Tuesday, August 21, 2012

Ayrılık Mektubu

Sevgilim, sana bi beste yapmak istemiştim aslında ancak makam konusunda bazı kararsızlıklar yaşadım. Ben de sana söylemek istediklerimi bir mektupla anlatmaya karar verdim. Eskiden mektuplar kağıtlara yazılırdı özene bezene. Yazısı bir boka benzemeyenler bile, güzelyazı dersinde öğrendikleri tüm numaroları gösterirlerdi. Sırf bu yüzden sevgilisi mektubu onun yazdığına inanmayan bir arkadaşımız bile olmuştu, Hilmi. Herkesin kızlara mektuplarını ulaştırabilmek için açıklayamadıkları özel yöntemler vardı. Şimdiyse kafamı kurcalayan tek şey var, hotmail’e mi yollasam yoksa gmail’e mi. Aslında hotmail’in sürekli açık biliyorum.
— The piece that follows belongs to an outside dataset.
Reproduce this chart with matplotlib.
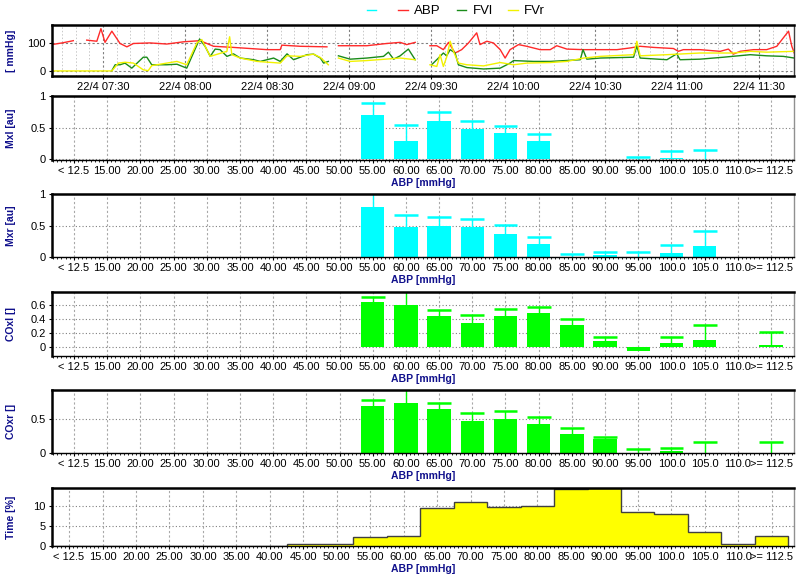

Ama şimdi ona atsam mail’i ben gönderdikten iki saniye sonra senin bilgisayar dıtdıt edicek, hemen okuyacaksın mail’i, gecemi mundar ediceksin. Gmail’e atiim ben bunu. Kukuletam, ben senden soğudum. Son üç aydır içim içimi yiyor. Senle aynı yatakta yatıyoruz ya, hiç hoşuma gitmiyor. Dikkat edersen yıllardır bi tek donla yatan ben pijamalara merak salmış numarası yaparak ten temasını minimuma indirgemeye çalışıyorum. Sen de öyle salaksın ki, bana sürekli yeni pijamalar alıyorsun. Zaten senden soğumamın nedeni de bu. Çok salaksın bi tanem. Bunu şimdi mi anladın dediğini duyar gibiyim. Aslına bakarsan evet, şimdi anladım, daha doğrusu birkaç ay önce. Bunun nedeni de oğlumuz. Berk altı yaşına geldi ancak beyin bu süreci dikkat edersen takip edebilmiş değil. Nerden baksan bi iki üç yıl geride. Senin salaklığını anlamama neden olan da zaten bu. ‘BU ÇOCUK NEDEN BU KADAR SALAK’ sorusunun cevabısın sen sevgilim. Sana Allen Iverson gibi ‘The Answer’ lakabını taktım iç dünyamda. Zaten bir koca eşine siyahi bir basketbolcudan ilham alarak takma isim takıyorsa, o ilişki bitmiş demektir. Evet sevgilim, bizim ilişkimiz bitti. En azından benim için. Hatırlar mısın geçtiğimiz ay parka götürdük Berk’i. Önce Berk’e şöyle bir baktım oynarken. Kumları kovaya doldurup ondan sonra kürek’in içine boşaltmaya çalışıyordu. Sonra döndüm bir de sana baktım. Salih Memecan karikatürüne gülüyordun kahkahalarla. İşte o anda taşlar yerine oturdu sevdiceğim. Bir gerizekalıyla evlendiğimin ilk net belirtilerinin yeryüzüne attığı ilk adımlardı onlar. İnsanlık için küçük, benim için büyük adımlar. Peki bu çocuk ne olacak diceksin orospu çocuğu diyeceksin. Bizim çocuğumuza bir şey olmaz. Senden geçen genler onu o kadar süzme bir salak yapmış ki, baban markete gitti desen, bi 7-8 sene inanır. Ondan sonra da zaten eşşek kadar olmuş olur, başa çıkar bi şekilde.